- What is needed -
Restate the lines word for word, from the first line of the records through the line containing "['#2380e0', '#5fbd24', '#ff9b00', '#ee1c23', '#bb6fc0'];". Leave out the pictures and anything after that line.

- Supplied records -
--- Start ---

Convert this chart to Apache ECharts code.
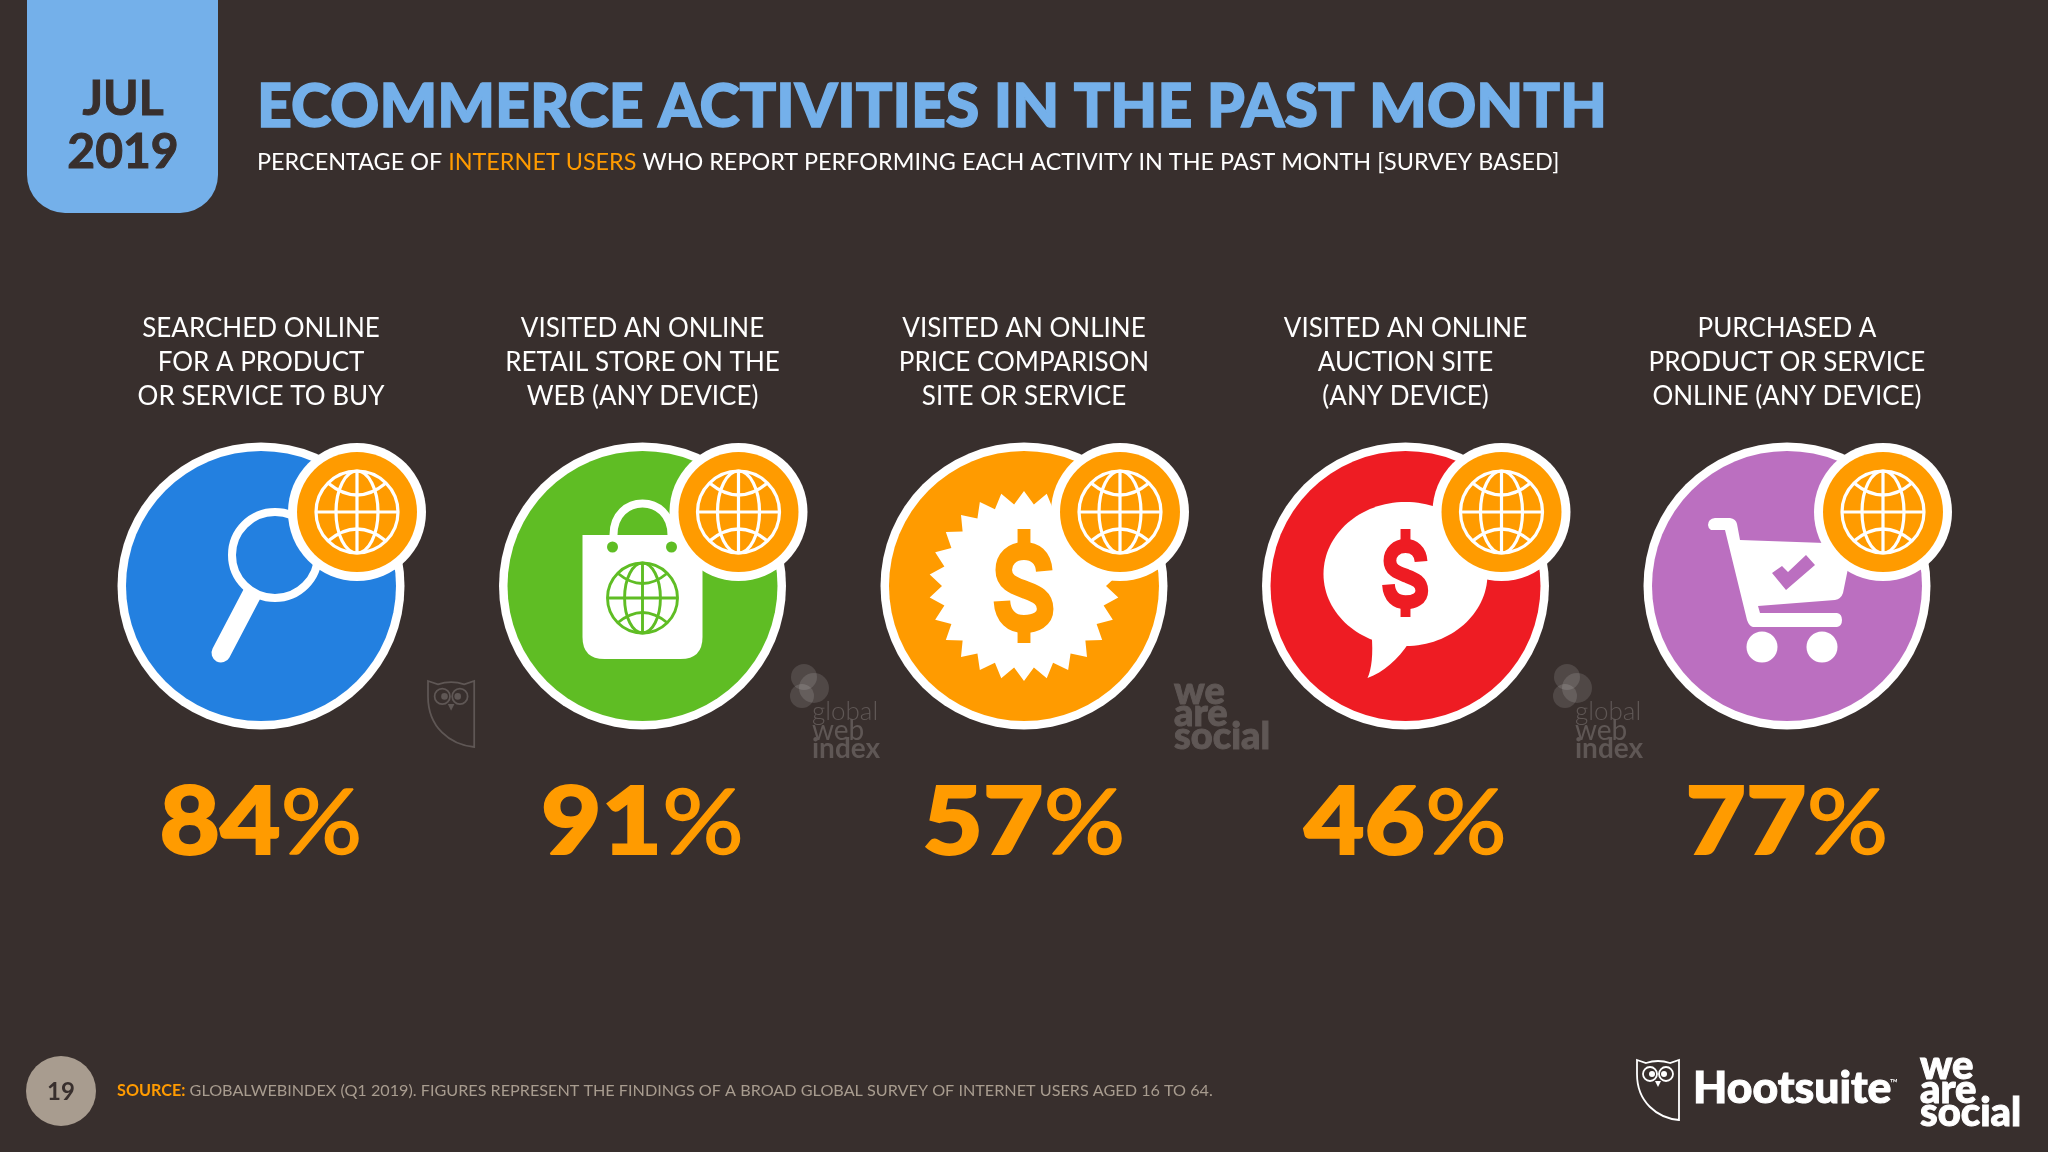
<!DOCTYPE html>
<html lang="en">
<head>
  <meta charset="UTF-8">
  <title>Ecommerce activities in the past month</title>
  <script src="https://cdn.jsdelivr.net/npm/echarts@6/dist/echarts.min.js"></script>
  <style>
    html, body { margin: 0; padding: 0; background: #382f2d; }
    #main { width: 2048px; height: 1152px; }
  </style>
</head>
<body>
  <div id="main"></div>
  <script>
    var categories = [
      'SEARCHED ONLINE\nFOR A PRODUCT\nOR SERVICE TO BUY',
      'VISITED AN ONLINE\nRETAIL STORE ON THE\nWEB (ANY DEVICE)',
      'VISITED AN ONLINE\nPRICE COMPARISON\nSITE OR SERVICE',
      'VISITED AN ONLINE\nAUCTION SITE\n(ANY DEVICE)',
      'PURCHASED A\nPRODUCT OR SERVICE\nONLINE (ANY DEVICE)'
    ];
    var percentValues = [84, 91, 57, 46, 77];
    var iconNames = ['search', 'bag', 'burst', 'speech', 'cart'];
    var circleColors = ['#2380e0', '#5fbd24', '#ff9b00', '#ee1c23', '#bb6fc0'];

    var FONT = 'Lato, "Noto Sans", sans-serif';
    var BG = '#382f2d';
    var WHITE = '#ffffff';
    var ORANGE = '#ff9b00';
    var BLUE = '#74b0ea';
    var FAINT = '#5f5755';

    // ---- icon helpers, all drawn around 0,0 ----
    function circle(cx, cy, r, fill) {
      return { type: 'circle', shape: { cx: cx, cy: cy, r: r }, style: { fill: fill } };
    }
    function path(d, fill, stroke, lw) {
      return {
        type: 'path',
        shape: { pathData: d },
        style: { fill: fill || 'none', stroke: stroke || 'none', lineWidth: lw || 0 }
      };
    }
    // heavy thickens the glyphs a little, the source logos are blacker than Lato
    function label(text, x, y, size, weight, color, align, heavy) {
      return {
        type: 'text',
        x: x,
        y: y,
        style: {
          text: text,
          fill: color,
          stroke: heavy ? color : null,
          lineWidth: heavy || 0,
          fontFamily: FONT,
          fontSize: size,
          fontWeight: weight,
          align: align || 'left',
          verticalAlign: 'middle'
        }
      };
    }

    function globe(cx, cy, r, color, lw) {
      var k = r / 41;
      return {
        type: 'group',
        x: cx,
        y: cy,
        scaleX: k,
        scaleY: k,
        children: [
          { type: 'circle', shape: { cx: 0, cy: 0, r: 41 }, style: { fill: 'none', stroke: color, lineWidth: lw } },
          { type: 'ellipse', shape: { cx: 0, cy: 0, rx: 21, ry: 41 }, style: { fill: 'none', stroke: color, lineWidth: lw } },
          path('M0,-41 L0,41 M-41,0 L41,0', 'none', color, lw),
          path('M-29,-29 Q0,-5 29,-29 M-29,29 Q0,5 29,29', 'none', color, lw)
        ]
      };
    }

    function dollar(cx, cy, k, color) {
      return {
        type: 'group',
        x: cx,
        y: cy,
        scaleX: k * 0.92,
        scaleY: k,
        children: [
          path('M22,-15 C21,-29 12,-35 0,-35 C-13,-35 -22,-27 -22,-16 C-22,-3 -9,0 2,4 C14,8 23,12 23,23 C23,33 13,38 0,38 C-13,38 -23,31 -24,15',
            'none', color, 18),
          path('M-7,-57 L7,-57 L7,-36 L-7,-36 Z M-7,36 L7,36 L7,57 L-7,57 Z', color)
        ]
      };
    }

    function burstPoints() {
      var pts = [];
      var n = 26;
      for (var i = 0; i < n * 2; i++) {
        var r = i % 2 ? 82 : 95;
        var a = -Math.PI / 2 + i * Math.PI / n;
        pts.push([r * Math.cos(a), r * Math.sin(a)]);
      }
      return pts;
    }

    function iconShapes(name, color) {
      if (name === 'search') {
        return [
          { type: 'line', shape: { x1: -7, y1: 4, x2: -40, y2: 67 }, style: { stroke: WHITE, lineWidth: 19, lineCap: 'round' } },
          { type: 'circle', shape: { cx: 14, cy: -31, r: 43 }, style: { fill: color, stroke: WHITE, lineWidth: 8 } }
        ];
      }
      if (name === 'bag') {
        return [
          path('M-29,-51 C-29,-93 29,-93 29,-51', 'none', WHITE, 8),
          path('M-60,-51 L60,-51 L60,51 Q60,73 38,73 L-38,73 Q-60,73 -60,51 Z', WHITE),
          circle(-30, -39, 5.5, color),
          circle(29, -39, 5.5, color),
          globe(0, 12, 35, color, 3.4)
        ];
      }
      if (name === 'burst') {
        return [
          { type: 'polygon', shape: { points: burstPoints() }, style: { fill: WHITE } },
          dollar(0, 0, 1, color)
        ];
      }
      if (name === 'speech') {
        return [
          { type: 'ellipse', shape: { cx: 0, cy: -12, rx: 82, ry: 72 }, style: { fill: WHITE } },
          path('M-34,48 C-32,68 -34,84 -38,92 C-22,86 -8,74 4,56 Z', WHITE),
          dollar(0, -13, 0.77, color)
        ];
      }
      return [
        path('M-47,-46 L66,-42 L56,7 Q54,13 48,14 L-29,20 L-27,27 L50,27 Q55,28 55,34 Q55,40 50,41 L-34,41 Q-38,40 -40,34 L-62,-56 L-76,-56 Q-79,-58 -79,-61 Q-79,-67 -72,-68 L-57,-68 Q-51,-67 -50,-62 Z', WHITE),
        circle(-25, 61, 15.5, WHITE),
        circle(35, 61, 15.5, WHITE),
        { type: 'polygon', shape: { points: [[-15, -13], [-1, 4], [28, -21], [19, -31], [1, -14], [-5, -20]] }, style: { fill: color } }
      ];
    }

    function owl(x, y, k, color, lw) {
      return {
        type: 'group',
        x: x,
        y: y,
        scaleX: k,
        scaleY: k,
        children: [
          path('M0,0 L9,3 Q21,-1 33,3 L42,0 L42,60 C20,58 0,42 0,14 Z', 'none', color, lw),
          { type: 'circle', shape: { cx: 13, cy: 14, r: 7 }, style: { fill: 'none', stroke: color, lineWidth: lw } },
          { type: 'circle', shape: { cx: 29, cy: 14, r: 7 }, style: { fill: 'none', stroke: color, lineWidth: lw } },
          circle(15, 14, 3, color),
          circle(27, 14, 3, color),
          path('M18,21 L24,21 L21,27 Z', color)
        ]
      };
    }

    function gwiMark(x) {
      var tint = 'rgba(255,255,255,0.12)';
      return {
        type: 'group',
        x: x,
        y: 0,
        children: [
          circle(0, 677, 13, tint),
          circle(10, 688, 15, tint),
          circle(-2, 696, 12, tint),
          label('global', 8, 712, 26, 300, FAINT),
          label('web', 8, 731, 28, 'normal', FAINT),
          label('index', 8, 749, 28, 'bold', FAINT)
        ]
      };
    }

    // Futura digits are wider than Lato's, so the label is stretched a bit
    function percentLabel(value) {
      return {
        type: 'text',
        x: 0,
        y: 238,
        scaleX: 1.11,
        style: {
          text: '{d|' + value + '}{p|%}',
          align: 'center',
          verticalAlign: 'middle',
          rich: {
            d: { fill: ORANGE, stroke: ORANGE, lineWidth: 2, fontFamily: FONT, fontSize: 94, fontWeight: 900 },
            p: { fill: ORANGE, stroke: ORANGE, lineWidth: 1.5, fontFamily: FONT, fontSize: 92, fontWeight: 'normal' }
          }
        }
      };
    }

    function renderActivity(params, api) {
      var i = api.value(0);
      var p = api.coord([i, 0]);
      var color = circleColors[i];
      return {
        type: 'group',
        x: p[0],
        y: p[1],
        children: [
          circle(0, 0, 143.5, WHITE),
          circle(0, 0, 135, color)
        ].concat(iconShapes(iconNames[i], color)).concat([
          circle(96, -74, 69, WHITE),
          circle(96, -74, 60, ORANGE),
          globe(96, -74, 41, WHITE, 3.2),
          percentLabel(api.value(2))
        ])
      };
    }

    // tab, page number and logos sit at fixed page positions
    function renderPageFurniture() {
      return {
        type: 'group',
        children: [
          { type: 'rect', shape: { x: 27, y: -40, width: 191, height: 253, r: 38 }, style: { fill: BLUE } },
          label('JUL', 123, 100, 48, 'bold', BG, 'center', 1),
          label('2019', 123, 153, 48, 'bold', BG, 'center', 1),
          circle(61, 1091, 35, '#a89c8f'),
          label('19', 61, 1092, 24, 'bold', BG, 'center'),
          owl(428, 681, 1.1, FAINT, 1.6),
          gwiMark(804),
          gwiMark(1567),
          label('we', 1174, 692, 38, 900, FAINT, 'left', 1),
          label('are', 1174, 714, 38, 900, FAINT, 'left', 1),
          label('social', 1174, 737, 38, 900, FAINT, 'left', 1),
          owl(1637, 1060, 1, WHITE, 1.8),
          label('Hootsuite', 1693, 1089, 44.5, 900, WHITE, 'left', 1),
          label('™', 1890, 1083, 11, 'normal', WHITE),
          label('we', 1920, 1066, 40, 900, WHITE, 'left', 1),
          label('are', 1920, 1090, 40, 900, WHITE, 'left', 1),
          label('social', 1920, 1113, 40, 900, WHITE, 'left', 1)
        ]
      };
    }

    var myChart = echarts.init(document.getElementById('main'));

    var option = {
      backgroundColor: BG,
      animation: false,
      title: [
        {
          text: 'ECOMMERCE ACTIVITIES IN THE PAST MONTH',
          left: 257,
          top: 77,
          padding: 0,
          textStyle: {
            color: BLUE,
            fontFamily: FONT,
            fontSize: 60.8,
            fontWeight: 900,
            textBorderColor: BLUE,
            textBorderWidth: 1.5
          }
        },
        {
          text: '{w|PERCENTAGE OF }{o|INTERNET USERS}{w| WHO REPORT PERFORMING EACH ACTIVITY IN THE PAST MONTH [SURVEY BASED]}',
          left: 257,
          top: 151,
          padding: 0,
          textStyle: {
            rich: {
              w: { color: WHITE, fontFamily: FONT, fontSize: 23.4, fontWeight: 'normal' },
              o: { color: ORANGE, fontFamily: FONT, fontSize: 23.4, fontWeight: 'normal' }
            }
          }
        },
        {
          text: '{s|SOURCE:}{g| GLOBALWEBINDEX (Q1 2019). FIGURES REPRESENT THE FINDINGS OF A BROAD GLOBAL SURVEY OF INTERNET USERS AGED 16 TO 64.}',
          left: 117,
          top: 1083,
          padding: 0,
          textStyle: {
            rich: {
              s: { color: ORANGE, fontFamily: FONT, fontSize: 16.2, fontWeight: 'bold' },
              g: { color: '#a89c8f', fontFamily: FONT, fontSize: 16.2, fontWeight: 'normal' }
            }
          }
        }
      ],
      grid: { left: 70.25, top: 430, width: 1907.5, height: 312 },
      xAxis: {
        type: 'category',
        position: 'top',
        data: categories,
        axisLine: { show: false },
        axisTick: { show: false },
        axisLabel: {
          interval: 0,
          margin: 16,
          color: WHITE,
          fontFamily: FONT,
          fontSize: 26,
          lineHeight: 34,
          align: 'center'
        }
      },
      yAxis: { type: 'category', data: ['share'], show: false },
      series: [
        {
          type: 'custom',
          coordinateSystem: 'none',
          silent: true,
          renderItem: renderPageFurniture,
          data: [[0]]
        },
        {
          type: 'custom',
          clip: false,
          renderItem: renderActivity,
          encode: { x: 0, y: 1 },
          data: percentValues.map(function (v, i) { return [i, 0, v]; })
        }
      ]
    };

    myChart.setOption(option);
  </script>
</body>
</html>
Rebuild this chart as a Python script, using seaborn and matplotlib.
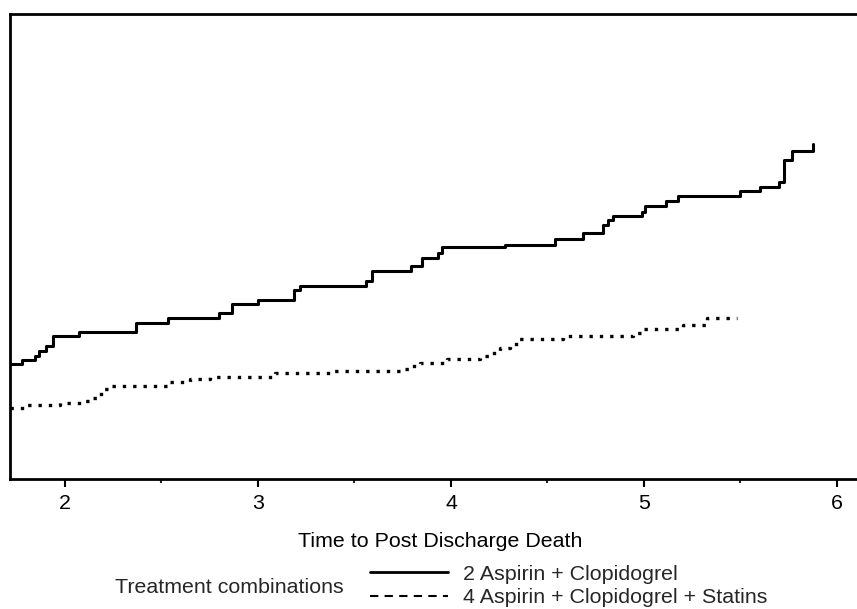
import matplotlib
matplotlib.use("Agg")
import matplotlib.pyplot as plt
import seaborn as sns
import pandas as pd
from matplotlib.lines import Line2D

# ----------------------------
# Data
# ----------------------------
time_asp_clop = [1.715, 1.777, 1.845, 1.865, 1.902, 1.938, 2.073, 2.368, 2.534,
                 2.798, 2.865, 3.000, 3.187, 3.218, 3.560, 3.591, 3.793, 3.850,
                 3.933, 3.953, 4.280, 4.539, 4.684, 4.788, 4.813, 4.839, 4.990,
                 5.005, 5.114, 5.176, 5.497, 5.601, 5.699, 5.725, 5.767, 5.876]
haz_asp_clop = [0.248, 0.256, 0.265, 0.276, 0.287, 0.308, 0.317, 0.336, 0.347,
                0.356, 0.377, 0.386, 0.407, 0.416, 0.425, 0.448, 0.457, 0.476,
                0.487, 0.498, 0.504, 0.517, 0.528, 0.547, 0.556, 0.565, 0.575,
                0.588, 0.597, 0.608, 0.619, 0.627, 0.638, 0.685, 0.705, 0.720]

time_asp_clop_stat = [1.715, 1.803, 1.974, 2.104, 2.140, 2.171, 2.202, 2.223, 2.528,
                      2.648, 2.751, 3.088, 3.373, 3.736, 3.788, 3.839, 3.979, 4.150,
                      4.202, 4.254, 4.306, 4.347, 4.580, 4.943, 4.995, 5.202, 5.326,
                      5.482]
haz_asp_clop_stat = [0.153, 0.159, 0.164, 0.168, 0.175, 0.183, 0.194, 0.200, 0.209,
                     0.216, 0.220, 0.228, 0.233, 0.237, 0.244, 0.250, 0.259, 0.265,
                     0.272, 0.282, 0.291, 0.302, 0.308, 0.313, 0.323, 0.332, 0.347,
                     0.347]

labels = ["2 Aspirin + Clopidogrel", "4 Aspirin + Clopidogrel + Statins"]
x_ticks = [2, 3, 4, 5, 6]

df1 = pd.DataFrame({"time": time_asp_clop, "hazard": haz_asp_clop})
df2 = pd.DataFrame({"time": time_asp_clop_stat, "hazard": haz_asp_clop_stat})

# ----------------------------
# Plot
# ----------------------------
sns.set_theme(style="white")
plt.rcParams["font.family"] = ["Liberation Sans", "DejaVu Sans"]
FS = 15.4

fig = plt.figure(figsize=(8.57, 6.09), dpi=100)
ax = fig.add_axes([10 / 857, 130 / 609, 847 / 857, 465 / 609])

sns.lineplot(data=df1, x="time", y="hazard", ax=ax, color="black",
             drawstyle="steps-post", linewidth=2.2, estimator=None)
sns.lineplot(data=df2, x="time", y="hazard", ax=ax, color="black",
             drawstyle="steps-post", linewidth=2.4, estimator=None,
             linestyle=(0, (1, 2.1)), dash_capstyle="butt")

ax.set_xlim(1.715, 6.104)
ax.set_ylim(0, 1.0)
ax.set_xticks(x_ticks)
ax.set_xticks([2.5, 3.5, 4.5, 5.5], minor=True)
ax.set_yticks([])
ax.tick_params(axis="x", which="major", length=5.8, width=1.5, pad=5,
               labelsize=FS, colors="black", bottom=True)
ax.tick_params(axis="x", which="minor", length=3, width=1.5, bottom=True)

for side in ["left", "bottom", "top"]:
    ax.spines[side].set_linewidth(2.0)
    ax.spines[side].set_color("black")
ax.spines["right"].set_visible(False)

ax.set_xlabel("Time to Post Discharge Death", fontsize=FS, color="black")
ax.xaxis.label.set_va("baseline")
ax.xaxis.set_label_coords((440 - 10) / 847, (479 - 547) / 465)
ax.set_ylabel("")

# legend
fig.text(115 / 857, (609 - 593) / 609, "Treatment combinations",
         fontsize=FS, va="baseline", ha="left")
handles = [Line2D([], [], color="black", linewidth=2.0),
           Line2D([], [], color="black", linewidth=1.5, linestyle=(0, (4, 3)))]
fig.legend(handles, labels, loc="center left",
           bbox_to_anchor=(370 / 857, (609 - 586) / 609),
           frameon=False, fontsize=FS, handlelength=3.65, handletextpad=0.7,
           labelspacing=0.19, borderpad=0, borderaxespad=0)

fig.savefig("out.png", dpi=100)
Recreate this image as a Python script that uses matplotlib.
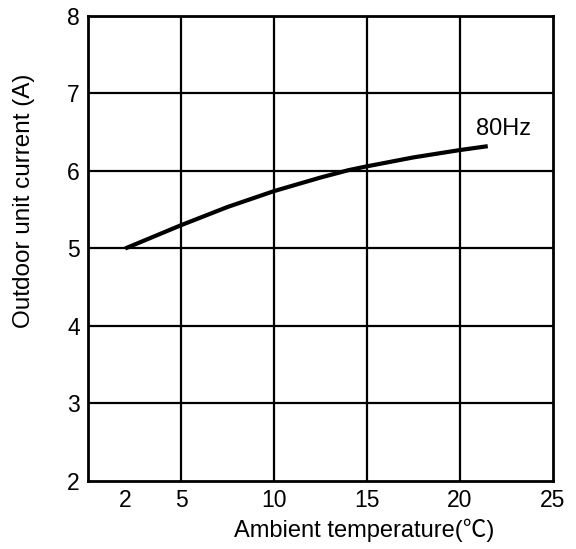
import matplotlib.pyplot as plt

# Curve (80Hz)
temp = [2, 5, 7.5, 10, 12.5, 14, 15, 17.5, 20, 21.5]
current = [5.0, 5.30, 5.535, 5.74, 5.915, 6.01, 6.06, 6.175, 6.27, 6.32]

x_ticks = [2, 5, 10, 15, 20, 25]
x_grid = [5, 10, 15, 20]
y_ticks = [2, 3, 4, 5, 6, 7, 8]
y_grid = [3, 4, 5, 6, 7]

plt.rcParams['font.family'] = ['Liberation Sans', 'Noto Sans CJK JP', 'DejaVu Sans']

fig = plt.figure(figsize=(5.76, 5.49), dpi=100)
ax = fig.add_axes([0.1528, 0.1239, 0.807, 0.847])

for gx in x_grid:
    ax.axvline(gx, color='black', lw=1.6, zorder=1)
for gy in y_grid:
    ax.axhline(gy, color='black', lw=1.6, zorder=1)

ax.plot(temp, current, color='black', lw=3.0, solid_capstyle='butt', zorder=3)
ax.text(22.35, 6.54, '80Hz', fontsize=17, ha='center', va='center')

ax.set_xlim(0, 25)
ax.set_ylim(2, 8)
ax.set_xticks(x_ticks)
ax.set_yticks(y_ticks)
ax.tick_params(length=0, labelsize=16.5, pad=6)
for s in ax.spines.values():
    s.set_linewidth(2)

ax.set_xlabel('Ambient temperature(℃)', fontsize=17)
ax.xaxis.set_label_coords(0.594, -0.08)
ax.set_ylabel('Outdoor unit current (A)', fontsize=17.5)
ax.yaxis.set_label_coords(-0.114, 0.602)

plt.savefig('out.png', dpi=100)
plt.close()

--- End ---

- Exercise output -
Convert this chart to Apache ECharts code.
<!DOCTYPE html>
<html lang="en">
<head>
  <meta charset="UTF-8">
  <title>Ecommerce activities in the past month</title>
  <script src="https://cdn.jsdelivr.net/npm/echarts@6/dist/echarts.min.js"></script>
  <style>
    html, body { margin: 0; padding: 0; background: #382f2d; }
    #main { width: 2048px; height: 1152px; }
  </style>
</head>
<body>
  <div id="main"></div>
  <script>
    var categories = [
      'SEARCHED ONLINE\nFOR A PRODUCT\nOR SERVICE TO BUY',
      'VISITED AN ONLINE\nRETAIL STORE ON THE\nWEB (ANY DEVICE)',
      'VISITED AN ONLINE\nPRICE COMPARISON\nSITE OR SERVICE',
      'VISITED AN ONLINE\nAUCTION SITE\n(ANY DEVICE)',
      'PURCHASED A\nPRODUCT OR SERVICE\nONLINE (ANY DEVICE)'
    ];
    var percentValues = [84, 91, 57, 46, 77];
    var iconNames = ['search', 'bag', 'burst', 'speech', 'cart'];
    var circleColors = ['#2380e0', '#5fbd24', '#ff9b00', '#ee1c23', '#bb6fc0'];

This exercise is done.